Parole was also a patriarchal tool; women were frequently paroled into domestic jobs, the only ones for which they had been trained. In this way, vocational regulation went hand-in-hand with social control. Women were punished by revoking parole for "sauciness," obscenity, or failure to work hard enough. 19th century women were cited for a parole violation for going on car rides with men, for becoming pregnant, going around with a disreputable married man, or associating with the father of her child. The very unrepentant women were ultimately transferred indefinitely to asylums for the "feeble-minded." Reformatories were supposed to be an early form of rehabilitation, yet essentially punished those who did not conform to bourgeois definitions of femininity and prescribed gender roles. The prisoners were to embrace the social values, although of course never to occupy the social station, of a "lady".
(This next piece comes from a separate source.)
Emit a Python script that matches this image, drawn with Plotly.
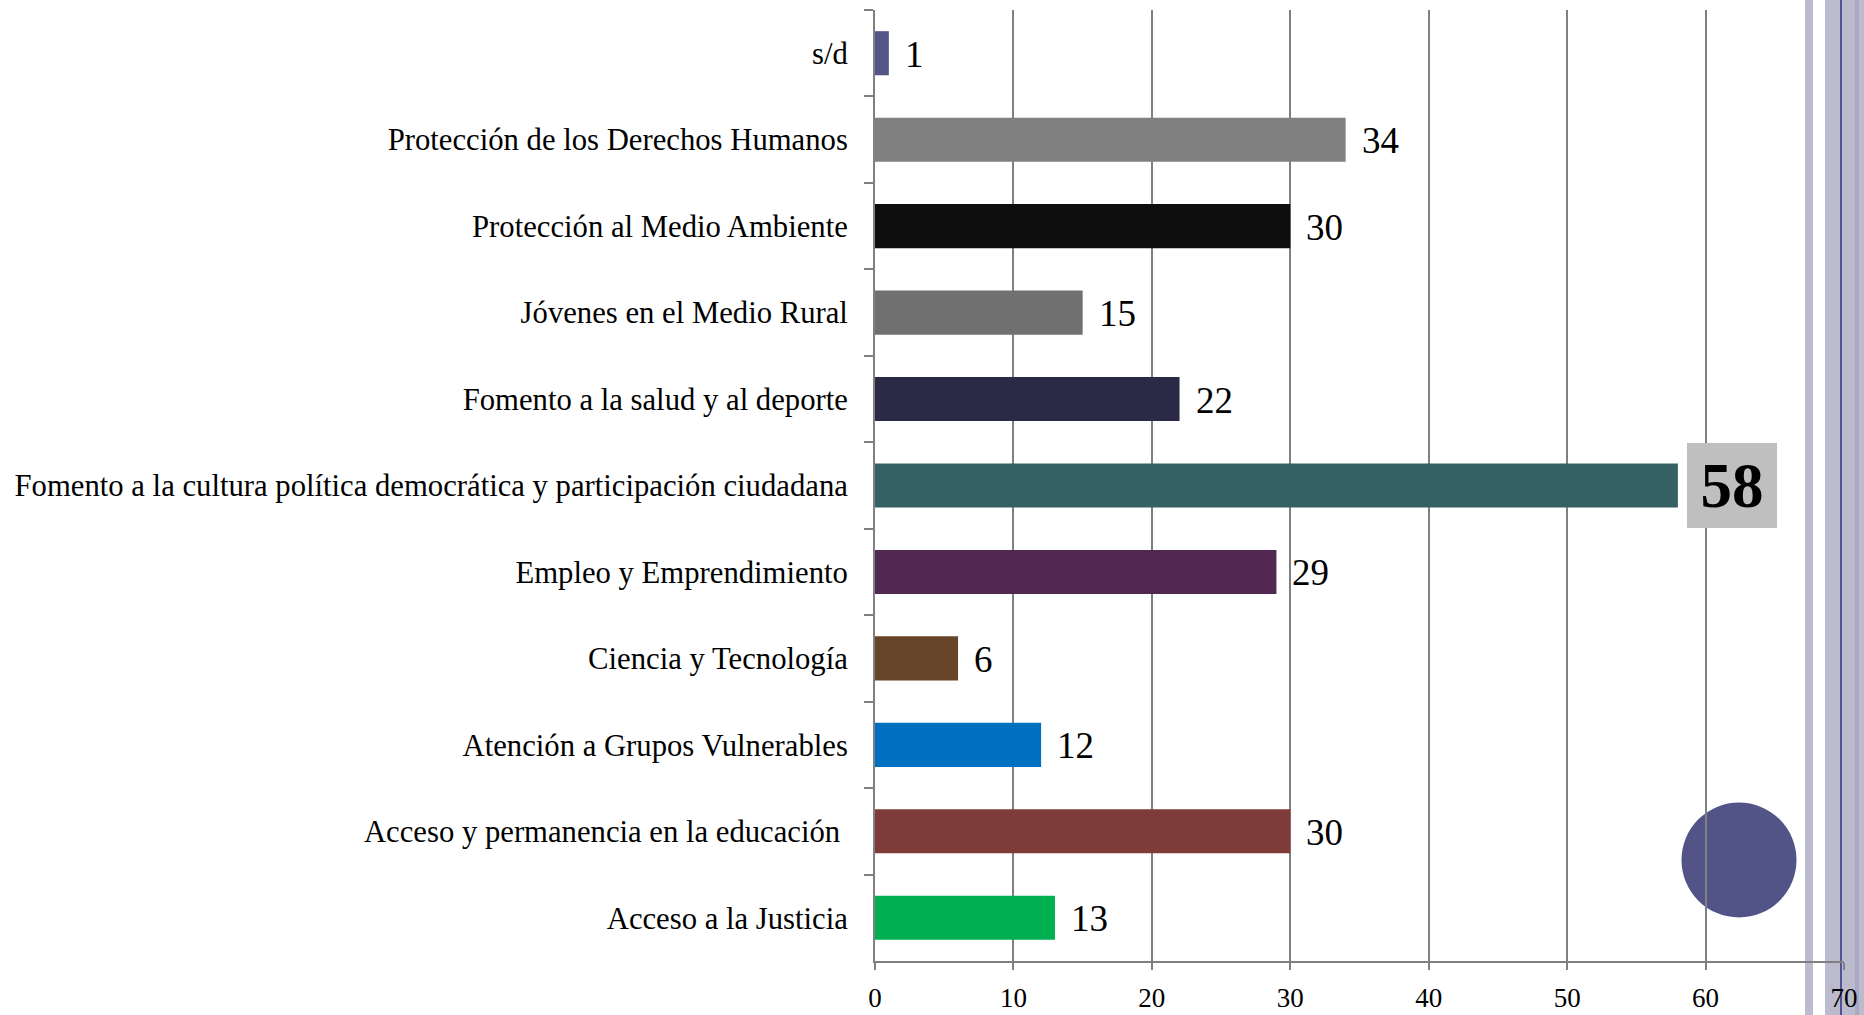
import plotly.graph_objects as go

# ---- data (top to bottom as shown) ----
categories = [
    "s/d",
    "Protección de los Derechos Humanos",
    "Protección al Medio Ambiente",
    "Jóvenes en el Medio Rural",
    "Fomento a la salud y al deporte",
    "Fomento a la cultura política democrática y participación ciudadana",
    "Empleo y Emprendimiento",
    "Ciencia y Tecnología",
    "Atención a Grupos Vulnerables",
    "Acceso y permanencia en la educación\u00a0",
    "Acceso a la Justicia",
]
values = [1, 34, 30, 15, 22, 58, 29, 6, 12, 30, 13]
bar_colors = ["#535589", "#808080", "#0E0E0E", "#707070", "#2A2A46", "#356165",
              "#502852", "#66452B", "#0070C0", "#7F3B39", "#00AF50"]
x_ticks = [0, 10, 20, 30, 40, 50, 60, 70]

W, H = 1864, 1015
ML, MR, MT, MB = 875, 20, 10, 54
PW, PH = W - ML - MR, H - MT - MB

def px_x(px):
    return (px - ML) / PW

def px_y(py):
    return 1 - (py - MT) / PH

FONT = "Liberation Serif"
GRID = "#808080"

fig = go.Figure()
fig.add_trace(go.Bar(
    x=values, y=categories, orientation="h",
    marker=dict(color=bar_colors, line=dict(width=0)),
    hoverinfo="x+y",
))

hi = values.index(max(values))
annotations = []
for i, (c, v) in enumerate(zip(categories, values)):
    if i == hi:
        annotations.append(dict(
            x=v, y=c, xref="x", yref="y", text="<b>%d</b>" % v,
            xanchor="left", yanchor="middle", xshift=9, showarrow=False,
            font=dict(family=FONT, size=63, color="#000000"),
            bgcolor="#BFBFBF", width=90, height=85, borderpad=0, borderwidth=0,
            align="center", valign="middle",
        ))
    else:
        annotations.append(dict(
            x=v, y=c, xref="x", yref="y", text=str(v),
            xanchor="left", yanchor="middle", xshift=14, yshift=-1, showarrow=False,
            font=dict(family=FONT, size=37, color="#000000"),
        ))

shapes = [
    # decorative template stripes on the right
    dict(type="rect", xref="paper", yref="paper", layer="below",
         x0=px_x(1805), x1=px_x(1813), y0=-0.2, y1=1.2,
         fillcolor="#BBBBCD", line=dict(width=0)),
    dict(type="rect", xref="paper", yref="paper", layer="below",
         x0=px_x(1825), x1=px_x(1864), y0=-0.2, y1=1.2,
         fillcolor="#BBBBCD", line=dict(width=0)),
    dict(type="rect", xref="paper", yref="paper", layer="below",
         x0=px_x(1855), x1=px_x(1859), y0=-0.2, y1=1.2,
         fillcolor="#A9A9C3", line=dict(width=0)),
    dict(type="rect", xref="paper", yref="paper", layer="below",
         x0=px_x(1840), x1=px_x(1842), y0=-0.2, y1=1.2,
         fillcolor="#50548F", line=dict(width=0)),
    # decorative circle
    dict(type="circle", xref="paper", yref="paper", layer="below",
         x0=px_x(1739 - 57.5), x1=px_x(1739 + 57.5),
         y0=px_y(860 + 57.5), y1=px_y(860 - 57.5),
         fillcolor="#525488", line=dict(width=0)),
]

fig.update_layout(
    width=W, height=H,
    margin=dict(l=ML, r=MR, t=MT, b=MB, pad=0, autoexpand=False),
    paper_bgcolor="#FFFFFF",
    plot_bgcolor="rgba(0,0,0,0)",
    showlegend=False,
    bargap=0.49,
    font=dict(family=FONT, color="#000000"),
    annotations=annotations,
    shapes=shapes,
    xaxis=dict(
        range=[0, 70], tickmode="array", tickvals=x_ticks,
        showgrid=True, gridcolor=GRID, gridwidth=2,
        zeroline=False, showline=True, linecolor=GRID, linewidth=2,
        ticks="outside", ticklen=7, tickwidth=2, tickcolor=GRID,
        tickfont=dict(family=FONT, size=27, color="#000000"),
        ticklabelstandoff=5, automargin=False,
        fixedrange=True,
    ),
    yaxis=dict(
        categoryorder="array", categoryarray=categories,
        autorange="reversed",
        showgrid=False, zeroline=False,
        showline=True, linecolor=GRID, linewidth=2,
        ticks="outside", tickson="boundaries", ticklen=9, tickwidth=2, tickcolor=GRID,
        tickfont=dict(family=FONT, size=30.7, color="#000000"),
        ticklabelstandoff=19, automargin=False,
        fixedrange=True,
    ),
)

fig.write_html(
    "out.html",
    config={"displayModeBar": False},
    post_script="document.body.style.margin='0';document.body.style.overflow='hidden';",
)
Modern institutions retain the sexist legacy of the reformatories within contemporary structures of the patriarchy such as the strict reinforcement of gender roles and the infantilization of women through routines and paternalistic attitudes also described as a pseudo-motherly attitude, with guards calling prisoners by their first names and-admonishing them to "grow up," "be good girls" and "behave". Friendship among women is discouraged, and the homophobia of the prison system is exemplified by rules in many prisons (especially in the U$) which prohibit any type of physical contact between women prisoners. Lesbians may be confronted with extra surveillance or may receive incident reports simply because they are gay.